■ INPUT RECORDS
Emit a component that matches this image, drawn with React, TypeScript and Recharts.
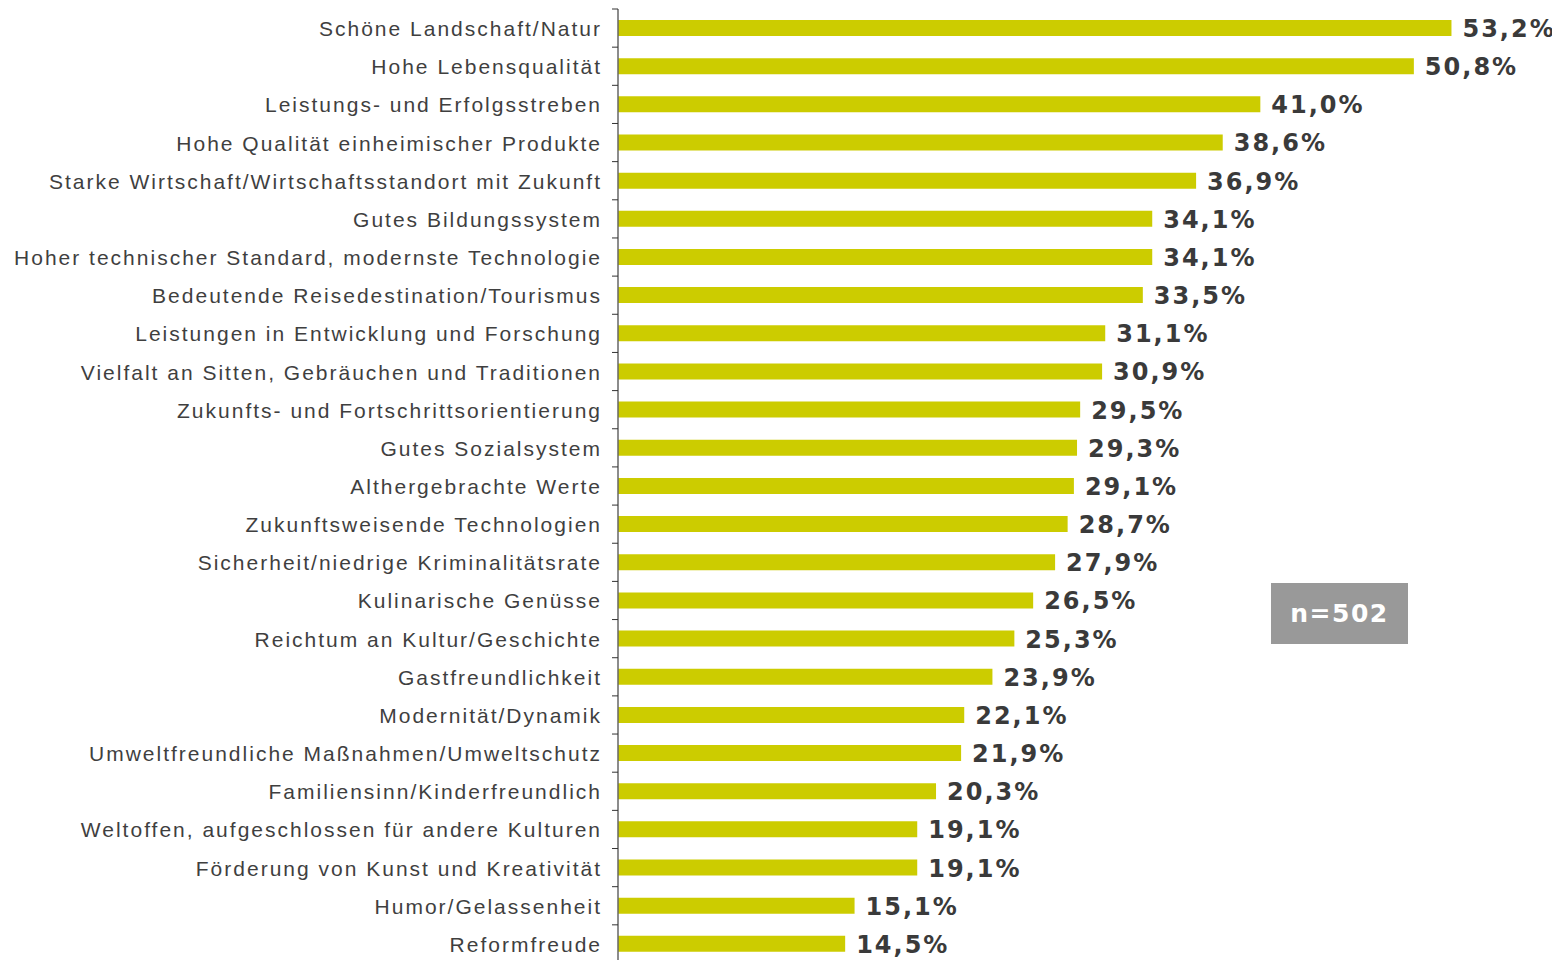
import React from "react"
import { BarChart, Bar, XAxis, YAxis, LabelList } from "recharts"

const categories = [
  "Schöne Landschaft/Natur",
  "Hohe Lebensqualität",
  "Leistungs- und Erfolgsstreben",
  "Hohe Qualität einheimischer Produkte",
  "Starke Wirtschaft/Wirtschaftsstandort mit Zukunft",
  "Gutes Bildungssystem",
  "Hoher technischer Standard, modernste Technologie",
  "Bedeutende Reisedestination/Tourismus",
  "Leistungen in Entwicklung und Forschung",
  "Vielfalt an Sitten, Gebräuchen und Traditionen",
  "Zukunfts- und Fortschrittsorientierung",
  "Gutes Sozialsystem",
  "Althergebrachte Werte",
  "Zukunftsweisende Technologien",
  "Sicherheit/niedrige Kriminalitätsrate",
  "Kulinarische Genüsse",
  "Reichtum an Kultur/Geschichte",
  "Gastfreundlichkeit",
  "Modernität/Dynamik",
  "Umweltfreundliche Maßnahmen/Umweltschutz",
  "Familiensinn/Kinderfreundlich",
  "Weltoffen, aufgeschlossen für andere Kulturen",
  "Förderung von Kunst und Kreativität",
  "Humor/Gelassenheit",
  "Reformfreude",
]

const shares = [
  53.2, 50.8, 41.0, 38.6, 36.9, 34.1, 34.1, 33.5, 31.1, 30.9, 29.5, 29.3, 29.1,
  28.7, 27.9, 26.5, 25.3, 23.9, 22.1, 21.9, 20.3, 19.1, 19.1, 15.1, 14.5,
]

const sampleLabel = "n=502"

const data = categories.map((name, i) => ({ name, value: shares[i] }))

const CHART_W = 1552
const CHART_H = 960
const MARGIN = { top: 1, right: 2, bottom: 5, left: 0 }
const BAND = (CHART_H - MARGIN.top - MARGIN.bottom) / categories.length
const FONT = '"Liberation Sans", Arial, sans-serif'
const BOLD_FONT = '"DejaVu Sans", Verdana, sans-serif'

const fmt = (v: number) => v.toFixed(1).replace(".", ",") + "%"

function CategoryTick(props: any) {
  const { x, y, payload, index } = props
  const axisX = x + 8
  const isLast = index === categories.length - 1
  return (
    <g>
      <line x1={axisX - 6} x2={axisX} y1={y - BAND / 2} y2={y - BAND / 2} stroke="#333" strokeWidth={1} />
      {isLast && (
        <line x1={axisX - 6} x2={axisX} y1={y + BAND / 2} y2={y + BAND / 2} stroke="#333" strokeWidth={1} />
      )}
      <text
        x={x - 8}
        y={y + 8}
        textAnchor="end"
        fill="#3f3f3f"
        fontSize={21}
        letterSpacing={2}
        fontFamily={FONT}
      >
        {payload.value}
      </text>
    </g>
  )
}

function ValueLabel(props: any) {
  const { x, y, width, height, value } = props
  return (
    <text
      x={x + width + 11}
      y={y + height / 2 + 9}
      fill="#3a3a3a"
      fontSize={24}
      fontWeight="bold"
      letterSpacing={2}
      fontFamily={BOLD_FONT}
    >
      {fmt(value)}
    </text>
  )
}

export default function App() {
  return (
    <div style={{ position: "relative", width: CHART_W, height: CHART_H }}>
      <BarChart width={CHART_W} height={CHART_H} data={data} layout="vertical" margin={MARGIN}>
        <XAxis type="number" domain={[0, 60]} hide />
        <YAxis
          type="category"
          dataKey="name"
          width={610}
          tickSize={6}
          tickMargin={2}
          tickLine={false}
          axisLine={{ stroke: "#666", strokeWidth: 1.5 }}
          tick={<CategoryTick />}
          interval={0}
        />
        <Bar dataKey="value" fill="#cccc00" barSize={16} isAnimationActive={false}>
          <LabelList dataKey="value" content={<ValueLabel />} />
        </Bar>
      </BarChart>
      <div
        style={{
          position: "absolute",
          left: 1263,
          top: 575,
          width: 137,
          height: 61,
          background: "#999999",
          color: "#fff",
          fontFamily: BOLD_FONT,
          fontWeight: "bold",
          fontSize: 25,
          letterSpacing: 1.5,
          display: "flex",
          alignItems: "center",
          justifyContent: "center",
        }}
      >
        {sampleLabel}
      </div>
    </div>
  )
}
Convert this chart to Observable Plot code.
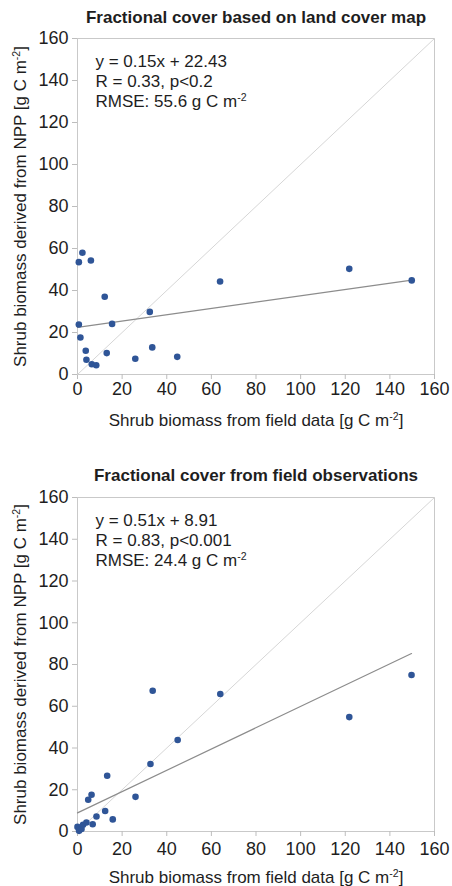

■ WHAT THE TASK ASKS
Leave the pictures out, and restate exactly the lines from the start of the records through the one that contains "XAxis, YAxis, LabelList".

■ EXERCISE RESULT
Emit a component that matches this image, drawn with React, TypeScript and Recharts.
import React from "react"
import { BarChart, Bar, XAxis, YAxis, LabelList } from "recharts"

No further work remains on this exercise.